>> start MATERIALS PROVIDED

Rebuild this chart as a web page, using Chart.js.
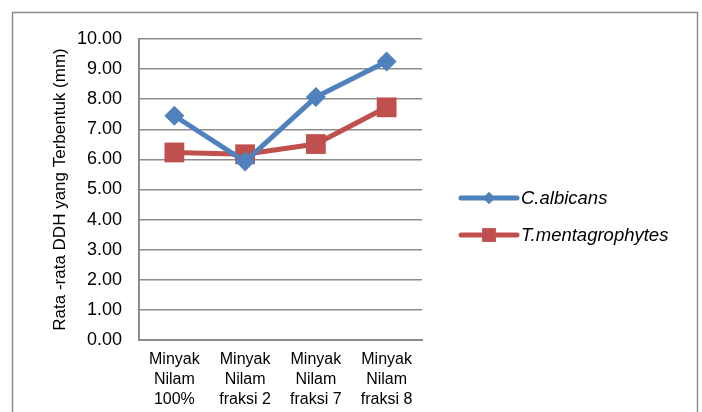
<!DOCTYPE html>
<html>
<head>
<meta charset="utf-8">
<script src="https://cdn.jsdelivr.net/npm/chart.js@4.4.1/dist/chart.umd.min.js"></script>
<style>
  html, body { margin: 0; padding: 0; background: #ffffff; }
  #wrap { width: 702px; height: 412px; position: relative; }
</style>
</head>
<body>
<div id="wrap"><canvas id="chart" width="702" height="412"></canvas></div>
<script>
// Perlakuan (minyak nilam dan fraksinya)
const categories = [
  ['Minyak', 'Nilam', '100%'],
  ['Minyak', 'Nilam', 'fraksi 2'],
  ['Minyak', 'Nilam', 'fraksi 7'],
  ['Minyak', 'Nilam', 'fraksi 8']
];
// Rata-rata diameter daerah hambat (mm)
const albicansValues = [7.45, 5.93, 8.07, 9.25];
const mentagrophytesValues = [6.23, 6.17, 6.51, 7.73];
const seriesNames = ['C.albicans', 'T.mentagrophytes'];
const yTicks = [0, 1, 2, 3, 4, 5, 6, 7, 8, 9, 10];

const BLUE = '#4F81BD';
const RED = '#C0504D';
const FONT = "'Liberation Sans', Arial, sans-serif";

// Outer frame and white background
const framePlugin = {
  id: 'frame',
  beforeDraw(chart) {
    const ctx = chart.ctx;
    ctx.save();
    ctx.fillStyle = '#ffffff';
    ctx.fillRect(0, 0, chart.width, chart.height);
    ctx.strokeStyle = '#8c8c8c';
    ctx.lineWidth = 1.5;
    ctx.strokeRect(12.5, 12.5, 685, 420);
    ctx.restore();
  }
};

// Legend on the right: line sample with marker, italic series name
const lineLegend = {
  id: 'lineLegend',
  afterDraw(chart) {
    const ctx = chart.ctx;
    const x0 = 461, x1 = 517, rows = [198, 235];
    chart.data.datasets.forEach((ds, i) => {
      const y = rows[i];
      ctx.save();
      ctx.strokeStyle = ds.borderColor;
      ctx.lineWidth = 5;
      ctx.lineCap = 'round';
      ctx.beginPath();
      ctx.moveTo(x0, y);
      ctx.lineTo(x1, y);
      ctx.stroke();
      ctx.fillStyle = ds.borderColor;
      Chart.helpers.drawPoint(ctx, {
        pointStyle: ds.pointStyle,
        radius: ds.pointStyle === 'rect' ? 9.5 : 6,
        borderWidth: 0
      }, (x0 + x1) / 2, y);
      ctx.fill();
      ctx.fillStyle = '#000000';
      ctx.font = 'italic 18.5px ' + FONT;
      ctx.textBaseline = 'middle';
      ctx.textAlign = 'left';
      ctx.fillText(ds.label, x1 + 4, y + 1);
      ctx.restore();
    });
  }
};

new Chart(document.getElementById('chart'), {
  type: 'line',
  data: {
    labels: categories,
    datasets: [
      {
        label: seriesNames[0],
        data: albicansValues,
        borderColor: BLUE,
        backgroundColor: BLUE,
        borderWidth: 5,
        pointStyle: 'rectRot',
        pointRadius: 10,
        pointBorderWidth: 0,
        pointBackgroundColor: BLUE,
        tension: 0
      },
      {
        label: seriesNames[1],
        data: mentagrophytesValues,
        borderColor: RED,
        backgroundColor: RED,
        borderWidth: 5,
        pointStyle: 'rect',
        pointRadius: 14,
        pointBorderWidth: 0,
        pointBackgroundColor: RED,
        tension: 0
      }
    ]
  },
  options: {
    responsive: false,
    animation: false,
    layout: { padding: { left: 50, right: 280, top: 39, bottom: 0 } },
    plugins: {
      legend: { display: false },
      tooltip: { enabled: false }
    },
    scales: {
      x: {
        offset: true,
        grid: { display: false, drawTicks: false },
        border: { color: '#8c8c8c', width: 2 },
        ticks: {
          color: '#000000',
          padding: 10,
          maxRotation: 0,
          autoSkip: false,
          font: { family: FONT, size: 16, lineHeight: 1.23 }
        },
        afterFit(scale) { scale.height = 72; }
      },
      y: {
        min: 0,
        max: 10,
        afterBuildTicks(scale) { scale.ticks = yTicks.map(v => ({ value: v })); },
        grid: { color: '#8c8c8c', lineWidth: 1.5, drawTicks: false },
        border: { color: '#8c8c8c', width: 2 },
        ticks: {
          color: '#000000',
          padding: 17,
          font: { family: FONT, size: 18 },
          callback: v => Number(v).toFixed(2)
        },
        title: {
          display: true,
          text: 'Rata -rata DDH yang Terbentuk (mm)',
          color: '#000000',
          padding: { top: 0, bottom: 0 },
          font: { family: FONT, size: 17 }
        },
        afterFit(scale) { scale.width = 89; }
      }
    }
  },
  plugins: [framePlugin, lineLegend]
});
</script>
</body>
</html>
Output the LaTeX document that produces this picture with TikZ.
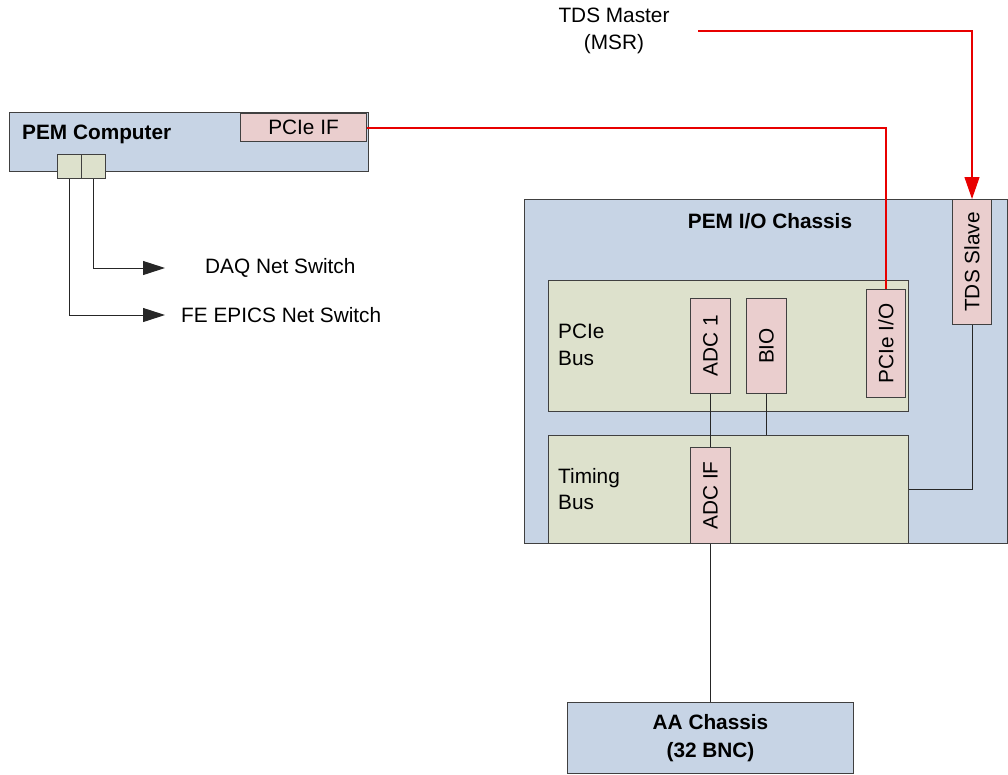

>> end MATERIALS PROVIDED
>> start MATERIALS PROVIDED

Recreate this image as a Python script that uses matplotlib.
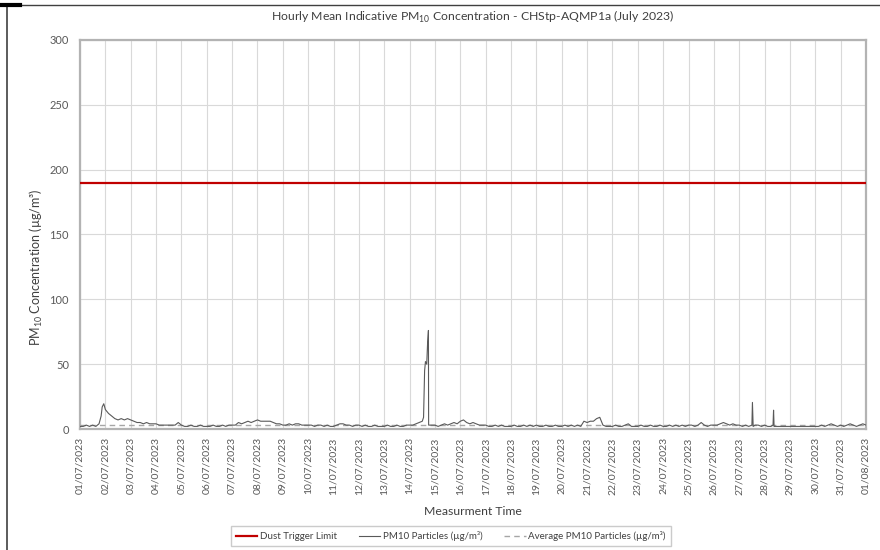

>> end MATERIALS PROVIDED

THE TASK —
Restate word for word the part that opens with the line containing "Rebuild this chart" and closes with the line containing "7, 8, 9, 10];", both ends included, and nothing else. Omit any images.

FULL ANSWER —
Rebuild this chart as a web page, using Chart.js.
<!DOCTYPE html>
<html>
<head>
<meta charset="utf-8">
<script src="https://cdn.jsdelivr.net/npm/chart.js@4.4.1/dist/chart.umd.min.js"></script>
<style>
  html, body { margin: 0; padding: 0; background: #ffffff; }
  #wrap { width: 702px; height: 412px; position: relative; }
</style>
</head>
<body>
<div id="wrap"><canvas id="chart" width="702" height="412"></canvas></div>
<script>
// Perlakuan (minyak nilam dan fraksinya)
const categories = [
  ['Minyak', 'Nilam', '100%'],
  ['Minyak', 'Nilam', 'fraksi 2'],
  ['Minyak', 'Nilam', 'fraksi 7'],
  ['Minyak', 'Nilam', 'fraksi 8']
];
// Rata-rata diameter daerah hambat (mm)
const albicansValues = [7.45, 5.93, 8.07, 9.25];
const mentagrophytesValues = [6.23, 6.17, 6.51, 7.73];
const seriesNames = ['C.albicans', 'T.mentagrophytes'];
const yTicks = [0, 1, 2, 3, 4, 5, 6, 7, 8, 9, 10];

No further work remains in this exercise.